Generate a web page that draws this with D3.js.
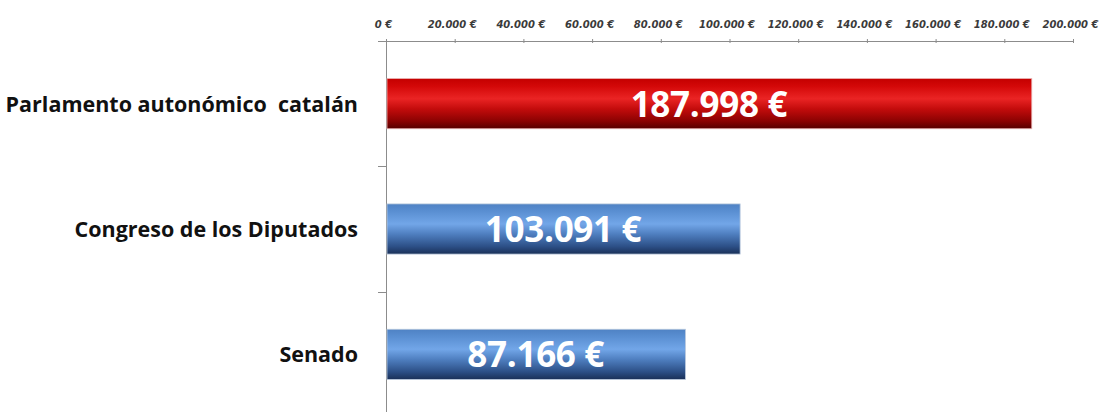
<!DOCTYPE html>
<html>
<head>
<meta charset="utf-8">
<script src="https://cdn.jsdelivr.net/npm/d3@7"></script>
<style>
  body { margin: 0; background: #fff; }
  svg { display: block; }
</style>
</head>
<body>
<svg id="chart" width="1103" height="412"></svg>
<script>
var categories = ["Parlamento autonómico  catalán", "Congreso de los Diputados", "Senado"]
var values = [187998, 103091, 87166]
var tickValues = [0, 20000, 40000, 60000, 80000, 100000, 120000, 140000, 160000, 180000, 200000]

var svg = d3.select("#chart")

var fmt = d3.formatLocale({decimal: ",", thousands: ".", grouping: [3], currency: ["", " €"]})
var money = fmt.format(",.0f")

var x = d3.scaleLinear().domain([0, 200000]).range([386, 1073])
var y = d3.scaleBand().domain(categories).range([41, 417])
          .paddingInner(0.6).paddingOuter(0.3)

// gradients
var defs = svg.append("defs")
function grad(id, stops) {
  var g = defs.append("linearGradient").attr("id", id)
    .attr("x1", 0).attr("y1", 0).attr("x2", 0).attr("y2", 1)
  stops.forEach(s => g.append("stop").attr("offset", s[0]).attr("stop-color", s[1]))
}
grad("red", [[0, "#c40000"], [0.15, "#d30808"], [0.4, "#ea2424"], [0.6, "#c40c0c"], [0.85, "#8a0202"], [1, "#560000"]])
grad("blue", [[0, "#4f82c4"], [0.15, "#5a8fd2"], [0.4, "#72a6e8"], [0.6, "#4f7fc0"], [0.85, "#2c4f86"], [1, "#1a3058"]])

// top axis
var xAxis = svg.append("g")
  .attr("transform", "translate(0,41)")
  .call(d3.axisTop(x).tickValues(tickValues).tickSize(2).tickSizeOuter(0)
        .tickFormat(d => money(d) + " €"))
xAxis.select(".domain").attr("stroke", "#8c8c8c").attr("d", "M378,0.5H1073")
xAxis.selectAll(".tick line").attr("stroke", "#8c8c8c").attr("y1", 2).attr("y2", -2)
xAxis.selectAll(".tick text")
  .attr("y", -13)
  .attr("dx", -3)
  .style("font-family", "DejaVu Sans")
  .style("font-style", "italic")
  .style("font-weight", "bold")
  .style("font-size", "10px")
  .attr("fill", "#3a3a3a")

// vertical axis
svg.append("line").attr("x1", 386.5).attr("x2", 386.5).attr("y1", 41).attr("y2", 412)
  .attr("stroke", "#8c8c8c")
var step = y.step()
d3.range(1, categories.length).forEach(i => {
  var yy = Math.round(41 + i * step) + 0.5
  svg.append("line").attr("x1", 378).attr("x2", 386).attr("y1", yy).attr("y2", yy)
    .attr("stroke", "#8c8c8c")
})

var data = categories.map((c, i) => ({name: c, value: values[i]}))

svg.selectAll("rect.bar")
  .data(data)
  .enter().append("rect")
  .attr("class", "bar")
  .attr("x", x(0) + 1)
  .attr("y", d => y(d.name))
  .attr("width", d => x(d.value) - x(0) - 1)
  .attr("height", y.bandwidth())
  .attr("fill", (d, i) => i == 0 ? "url(#red)" : "url(#blue)")
  .attr("stroke", (d, i) => i == 0 ? "#e8b0b0" : "#b8c8dc")
  .attr("stroke-width", 0.8)

svg.selectAll("text.val")
  .data(data)
  .enter().append("text")
  .attr("class", "val")
  .attr("x", d => (x(0) + x(d.value)) / 2)
  .attr("y", d => y(d.name) + y.bandwidth() / 2 + 13)
  .attr("text-anchor", "middle")
  .style("font-family", "Open Sans")
  .style("font-weight", "bold")
  .style("font-size", "35px")
  .style("letter-spacing", "-0.3px")
  .attr("fill", "#fff")
  .text(d => money(d.value) + " €")

svg.selectAll("text.cat")
  .data(data)
  .enter().append("text")
  .attr("class", "cat")
  .attr("x", 358)
  .attr("y", d => y(d.name) + y.bandwidth() / 2 + 8)
  .attr("text-anchor", "end")
  .attr("xml:space", "preserve")
  .style("white-space", "pre")
  .style("font-family", "Open Sans")
  .style("font-weight", "bold")
  .style("font-size", "21.5px")
  .attr("fill", "#111")
  .text(d => d.name)
</script>
</body>
</html>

**Stated exercise**: Produce an exact copy of each line of data, skipping embedded images.

**Written answer**:
Generate a web page that draws this with D3.js.
<!DOCTYPE html>
<html>
<head>
<meta charset="utf-8">
<script src="https://cdn.jsdelivr.net/npm/d3@7"></script>
<style>
  body { margin: 0; background: #fff; }
  svg { display: block; }
</style>
</head>
<body>
<svg id="chart" width="1103" height="412"></svg>
<script>
var categories = ["Parlamento autonómico  catalán", "Congreso de los Diputados", "Senado"]
var values = [187998, 103091, 87166]
var tickValues = [0, 20000, 40000, 60000, 80000, 100000, 120000, 140000, 160000, 180000, 200000]

var svg = d3.select("#chart")

var fmt = d3.formatLocale({decimal: ",", thousands: ".", grouping: [3], currency: ["", " €"]})
var money = fmt.format(",.0f")

var x = d3.scaleLinear().domain([0, 200000]).range([386, 1073])
var y = d3.scaleBand().domain(categories).range([41, 417])
          .paddingInner(0.6).paddingOuter(0.3)

// gradients
var defs = svg.append("defs")
function grad(id, stops) {
  var g = defs.append("linearGradient").attr("id", id)
    .attr("x1", 0).attr("y1", 0).attr("x2", 0).attr("y2", 1)
  stops.forEach(s => g.append("stop").attr("offset", s[0]).attr("stop-color", s[1]))
}
grad("red", [[0, "#c40000"], [0.15, "#d30808"], [0.4, "#ea2424"], [0.6, "#c40c0c"], [0.85, "#8a0202"], [1, "#560000"]])
grad("blue", [[0, "#4f82c4"], [0.15, "#5a8fd2"], [0.4, "#72a6e8"], [0.6, "#4f7fc0"], [0.85, "#2c4f86"], [1, "#1a3058"]])

// top axis
var xAxis = svg.append("g")
  .attr("transform", "translate(0,41)")
  .call(d3.axisTop(x).tickValues(tickValues).tickSize(2).tickSizeOuter(0)
        .tickFormat(d => money(d) + " €"))
xAxis.select(".domain").attr("stroke", "#8c8c8c").attr("d", "M378,0.5H1073")
xAxis.selectAll(".tick line").attr("stroke", "#8c8c8c").attr("y1", 2).attr("y2", -2)
xAxis.selectAll(".tick text")
  .attr("y", -13)
  .attr("dx", -3)
  .style("font-family", "DejaVu Sans")
  .style("font-style", "italic")
  .style("font-weight", "bold")
  .style("font-size", "10px")
  .attr("fill", "#3a3a3a")

// vertical axis
svg.append("line").attr("x1", 386.5).attr("x2", 386.5).attr("y1", 41).attr("y2", 412)
  .attr("stroke", "#8c8c8c")
var step = y.step()
d3.range(1, categories.length).forEach(i => {
  var yy = Math.round(41 + i * step) + 0.5
  svg.append("line").attr("x1", 378).attr("x2", 386).attr("y1", yy).attr("y2", yy)
    .attr("stroke", "#8c8c8c")
})

var data = categories.map((c, i) => ({name: c, value: values[i]}))

svg.selectAll("rect.bar")
  .data(data)
  .enter().append("rect")
  .attr("class", "bar")
  .attr("x", x(0) + 1)
  .attr("y", d => y(d.name))
  .attr("width", d => x(d.value) - x(0) - 1)
  .attr("height", y.bandwidth())
  .attr("fill", (d, i) => i == 0 ? "url(#red)" : "url(#blue)")
  .attr("stroke", (d, i) => i == 0 ? "#e8b0b0" : "#b8c8dc")
  .attr("stroke-width", 0.8)

svg.selectAll("text.val")
  .data(data)
  .enter().append("text")
  .attr("class", "val")
  .attr("x", d => (x(0) + x(d.value)) / 2)
  .attr("y", d => y(d.name) + y.bandwidth() / 2 + 13)
  .attr("text-anchor", "middle")
  .style("font-family", "Open Sans")
  .style("font-weight", "bold")
  .style("font-size", "35px")
  .style("letter-spacing", "-0.3px")
  .attr("fill", "#fff")
  .text(d => money(d.value) + " €")

svg.selectAll("text.cat")
  .data(data)
  .enter().append("text")
  .attr("class", "cat")
  .attr("x", 358)
  .attr("y", d => y(d.name) + y.bandwidth() / 2 + 8)
  .attr("text-anchor", "end")
  .attr("xml:space", "preserve")
  .style("white-space", "pre")
  .style("font-family", "Open Sans")
  .style("font-weight", "bold")
  .style("font-size", "21.5px")
  .attr("fill", "#111")
  .text(d => d.name)
</script>
</body>
</html>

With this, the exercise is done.